The child’s father and mother marveled at what was said about him. Then Simeon blessed them and said to Mary, his mother: “This child is destined to cause the falling and rising of many in Israel, and to be a sign that will be spoken against, so that the thoughts of many hearts will be revealed. And a sword will pierce your own soul too.” Luke 2:33-35
I'm not one to brag, but I'm a super parent. Unlike those who live off the newborn high, it only took me a few hours to realize that I was way over my head. Our first daughter got her days and nights mixed up, so she was a sleeping angel during visiting hours, but morphed into a screaming banshee once the sun went down.
Working on very little sleep, I reached my breaking point and lost it in the middle of the hospital chapel. My bloodshot eyes soon filled with tears as I pleaded with God, letting Him know I wasn't ready for the responsibility of caring for another lifeform. I felt ill-equipped and utterly unprepared for my "new normal." And to top it off, when we left the hospital, they handed me a hefty bill rather than a user manual to care for my little one.
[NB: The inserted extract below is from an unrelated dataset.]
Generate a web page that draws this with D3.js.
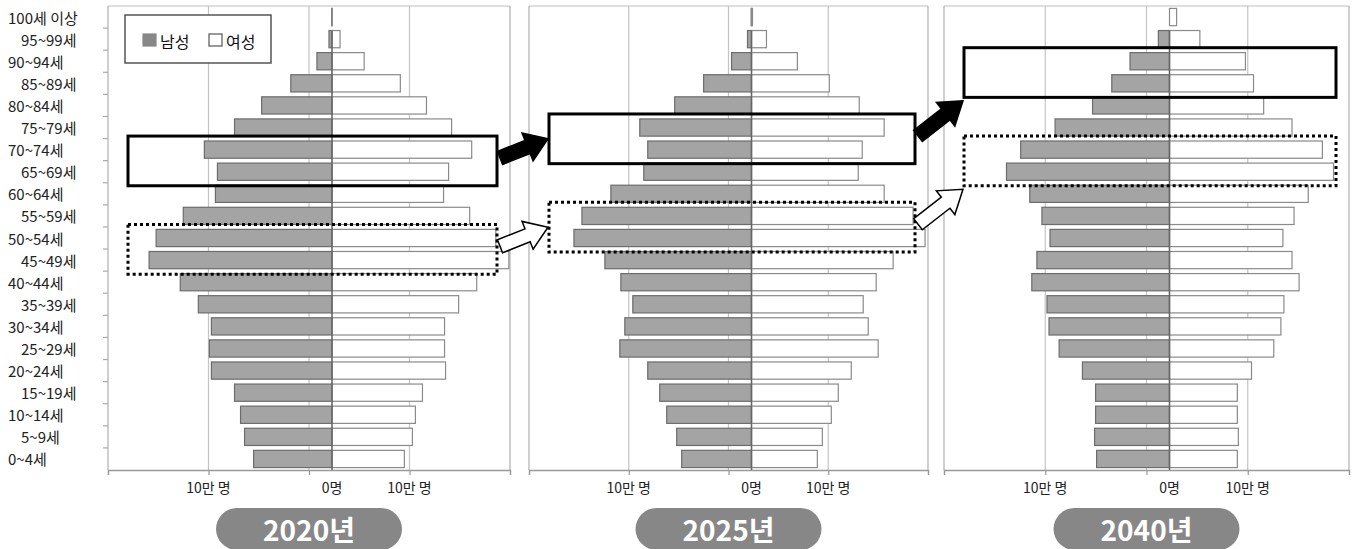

When we see a blue or pink bow on the front door of a house, we think, "How sweet! They have a brand-new bundle of joy!" The implications of a newborn extend far beyond a bow on the door. To a new mom or dad, the bow is barely noticeable because it doesn't compare to the demands that this welcomed blessing brings.
Gone is the old way of life: uninterrupted sleep, privacy, and quiet, just to name a few. In its place is a new way filled with car seats, formula, bottles and diaper bags. Newness requires adjustment. New replaces the old; it doesn't get added to it.
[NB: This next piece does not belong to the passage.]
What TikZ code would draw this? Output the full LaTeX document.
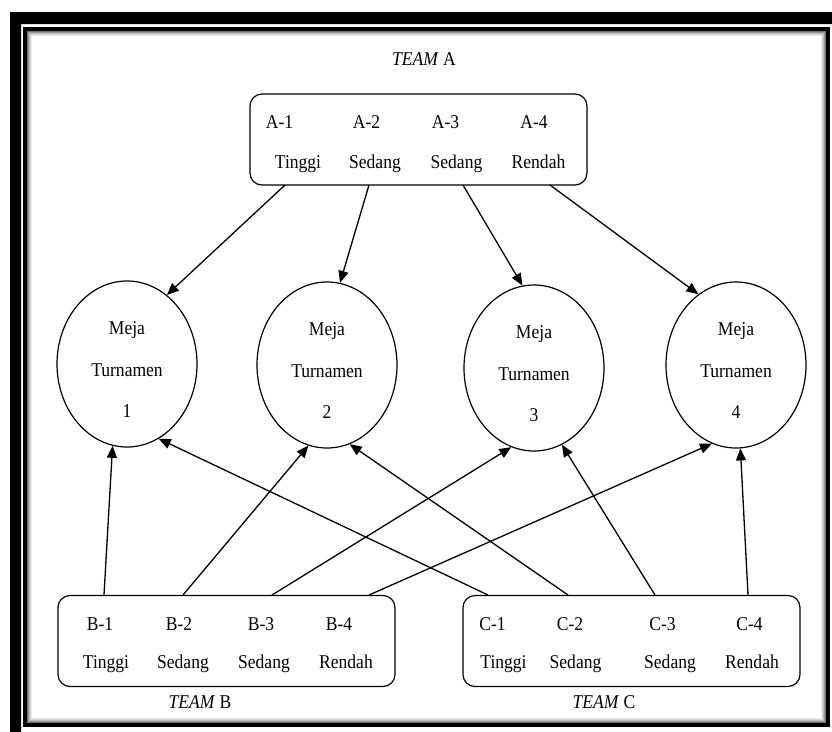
\documentclass[tikz,border=0pt]{standalone}
\usepackage{fontspec}
\setmainfont[FakeStretch=0.9]{Liberation Serif}
\usetikzlibrary{arrows.meta,shapes.geometric}

\tikzset{
  lbl/.style={font=\fontsize{19.5}{23}\selectfont, anchor=base, inner sep=0pt},
  team/.style={draw, rounded corners=12pt, line width=1.2pt, minimum width=337pt, minimum height=91pt},
  meja/.style={draw, ellipse, line width=1.2pt, minimum width=140pt, minimum height=166pt, inner sep=0pt},
  arr/.style={-{Triangle[length=12pt,width=10pt]}, line width=1.3pt}
}

\begin{document}
\begin{tikzpicture}[x=1pt, y=-1pt]
    \useasboundingbox (0,0) rectangle (832,731);

    % frame
    \fill[even odd rule] (10,12) rectangle (850,750) (21,24) rectangle (840,745);
    \draw[line width=3.5pt] (25,29) rectangle (828,725);
    \foreach \k/\c in {1/55, 2/40, 3/27, 4/16, 5/8}
        \draw[black!\c, line width=1.1pt] (26.75+\k,30.75+\k) rectangle (826.25-\k,723.25-\k);

    % teams
    \node[team] (boxA) at (418.5,139.5) {};
    \node[team] (boxB) at (226.5,641) {};
    \node[team] (boxC) at (631.5,641) {};

    \node[lbl] (teamA) at (424,65) {\textit{TEAM} A};
    \node[lbl] (teamB) at (200,708) {\textit{TEAM} B};
    \node[lbl] (teamC) at (604,708) {\textit{TEAM} C};

    \node[lbl] (a1) at (279.5,128) {A-1};
    \node[lbl] (a2) at (366.5,128) {A-2};
    \node[lbl] (a3) at (445.5,128) {A-3};
    \node[lbl] (a4) at (534,128) {A-4};
    \node[lbl] (ta1) at (298,168) {Tinggi};
    \node[lbl] (ta2) at (375,168) {Sedang};
    \node[lbl] (ta3) at (456.5,168) {Sedang};
    \node[lbl] (ta4) at (538.5,168) {Rendah};

    \node[lbl] (b1) at (100,630) {B-1};
    \node[lbl] (b2) at (179,630) {B-2};
    \node[lbl] (b3) at (261,630) {B-3};
    \node[lbl] (b4) at (339,630) {B-4};
    \node[lbl] (tb1) at (106,668) {Tinggi};
    \node[lbl] (tb2) at (183,668) {Sedang};
    \node[lbl] (tb3) at (264,668) {Sedang};
    \node[lbl] (tb4) at (346,668) {Rendah};

    \node[lbl] (c1) at (492.5,630) {C-1};
    \node[lbl] (c2) at (570,630) {C-2};
    \node[lbl] (c3) at (662.5,630) {C-3};
    \node[lbl] (c4) at (749.5,630) {C-4};
    \node[lbl] (tc1) at (503.5,668) {Tinggi};
    \node[lbl] (tc2) at (575.5,668) {Sedang};
    \node[lbl] (tc3) at (670,668) {Sedang};
    \node[lbl] (tc4) at (752,668) {Rendah};

    % meja turnamen
    \foreach \i/\x/\y in {1/127/364, 2/327/365, 3/534/368, 4/736/365} {
        \node[meja] (m\i) at (\x,\y) {};
        \node[lbl] at (\x,\y-30) {Meja};
        \node[lbl] at (\x,\y+12) {Turnamen};
        \node[lbl] at (\x,\y+53) {\i};
    }

    % arrow starts
    \coordinate (A1) at (285,185);
    \coordinate (A2) at (369,185);
    \coordinate (A3) at (463,185);
    \coordinate (A4) at (550,185);
    \coordinate (B1) at (104,595);
    \coordinate (B2) at (183,595);
    \coordinate (B3) at (272,595);
    \coordinate (B4) at (369,595);
    \coordinate (C1) at (488,595);
    \coordinate (C2) at (568,595);
    \coordinate (C3) at (655,595);
    \coordinate (C4) at (748,595);

    \draw[arr] (A1) -- (m1.60);
    \draw[arr] (A2) -- (m2.81);
    \draw[arr] (A3) -- (m3.98);
    \draw[arr] (A4) -- (m4.118);

    \draw[arr] (B1) -- (m1.-100);
    \draw[arr] (B2) -- (m2.-103);
    \draw[arr] (B3) -- (m3.-106.5);
    \draw[arr] (B4) -- (m4.-107);

    \draw[arr] (C1) -- (m1.-67);
    \draw[arr] (C2) -- (m2.-74);
    \draw[arr] (C3) -- (m3.-70);
    \draw[arr] (C4) -- (m4.-87);
\end{tikzpicture}
\end{document}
The arrival of the Christ is good news. I take that back. It's the best news ever told. We see manger scenes with angels and sheep marveling at sweet baby Jesus. It is a precious scene - one that appears much less intrusive than reality.
When Mary and Joseph took their new baby to the temple, Simeon pronounced that salvation has arrived. The new life was here, and his eyes had seen it firsthand. The repercussions of the Christ child go far beyond a manger scene. He offered a new path to freedom, contentment, and full life. A new King is here, and His proper throne is our hearts.
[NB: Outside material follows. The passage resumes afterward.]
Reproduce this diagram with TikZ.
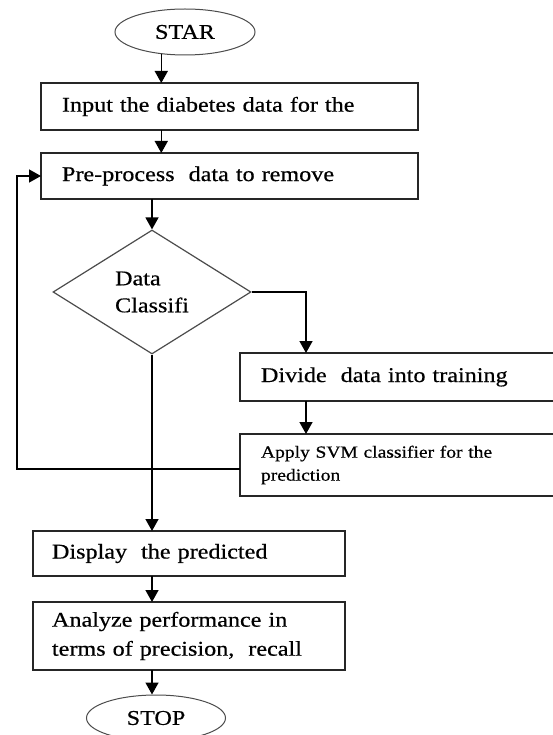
\documentclass[tikz,border=0pt]{standalone}
\usepackage{fontspec}
\setmainfont{Liberation Serif}[FakeStretch=1.15, FakeBold=0.5]
\usetikzlibrary{arrows.meta, shapes.geometric, positioning}

\tikzset{
  flowbox/.style={rectangle, draw=black!85, line width=1.4pt, outer sep=0pt,
    anchor=north west, align=left, inner ysep=0pt, font=\fontsize{21}{29}\selectfont},
  terminal/.style={ellipse, draw=black!70, line width=1pt, inner sep=0pt,
    font=\fontsize{21}{24}\selectfont},
  decision/.style={diamond, draw=black!70, line width=1.2pt, inner sep=0pt,
    align=left, font=\fontsize{21}{27}\selectfont},
  arr/.style={-{Triangle[width=13pt,length=12pt]}, line width=1.5pt},
}

\begin{document}
\begin{tikzpicture}[x=1pt, y=-1pt]
  \useasboundingbox (0,0) rectangle (553,735);
  \clip (0,0) rectangle (553,735);
  \fill[white] (0,0) rectangle (553,735);

  \node[terminal, minimum width=140pt, minimum height=46pt] (star) at (185,32) {STAR};
  \node[flowbox, text width=335pt, inner xsep=21pt, minimum height=47pt] (input) at (41,83)
    {Input the diabetes data for the};
  \node[flowbox, text width=335pt, inner xsep=21pt, minimum height=46pt] (preproc) at (41,153)
    {Pre-process~ data to remove};
  \node[decision, minimum width=198pt, minimum height=124pt] (classify) at (152,292)
    {Data\\Classifi};
  \node[flowbox, text width=300pt, inner xsep=21pt, minimum height=48pt] (divide) at (240,353)
    {Divide~ data into training};
  \node[flowbox, text width=300pt, inner xsep=21pt, minimum height=62pt,
    font=\fontsize{17}{23}\selectfont] (apply) at (240,434)
    {Apply SVM classifier for the\\prediction};
  \node[flowbox, text width=274pt, inner xsep=19pt, minimum height=45pt] (display) at (33,531)
    {Display~ the predicted};
  \node[flowbox, text width=274pt, inner xsep=19pt, minimum height=68pt] (analyze) at (33,602)
    {Analyze performance in\\terms of precision,~ recall};
  \node[terminal, minimum width=139pt, minimum height=46pt] (stop) at (156,718) {STOP};

  \coordinate (turn) at (306,292);
  \coordinate (back) at (17,469);

  \draw[arr] (star.223) -- (star.223 |- input.north);
  \draw[arr] (star.223 |- input.south) -- (star.223 |- preproc.north);
  \draw[arr] (classify.north |- preproc.south) -- (classify.north);
  \draw[arr] (classify.east) -- (classify.east -| turn) -- (turn |- divide.north);
  \draw[arr] (turn |- divide.south) -- (turn |- apply.north);
  \draw[arr] (apply.west |- back) -- (back) |- (preproc.west);
  \draw[arr] (classify.south) -- (classify.south |- display.north);
  \draw[arr] (classify.south |- display.south) -- (classify.south |- analyze.north);
  \draw[arr] (classify.south |- analyze.south) -- (classify.south |- stop.north);
\end{tikzpicture}
\end{document}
It is one thing to ponder the arrival of baby Jesus and the promise of new life He brings. But we must understand the implications this new life has on the replacement of our old ways, routines, and habits. They won't go away quietly, and there will be a fight. We prepare ourselves for the rumble by pausing and remembering. We must allow ourselves to get beyond the excitement of the new and let His life replace the old. An encounter with Christ reveals the state of our heart while exposing our motives.
His arrival will be a disruption to our old patterns of thinking and responding. The old ways of dealing with bad habits and difficult people get met with a new way. Old things don't go away easily or quickly. The new will disrupt the old. But it is a beautiful disruption that brings life and freedom as we surrender the former in light of the new.
How has the love of Christ been a beautiful disruption in your life?
Lord, I confess to You that my old ways are comfortable. Sometimes, I like the predictability of my old ways more than the promise of Your new. I recognize that Your life will replace mine and I embrace that with newfound faith. I ask that You help me to receive Your life and surrender mine. Remind me of the implications of Your new life. In Your name, Jesus. Amen.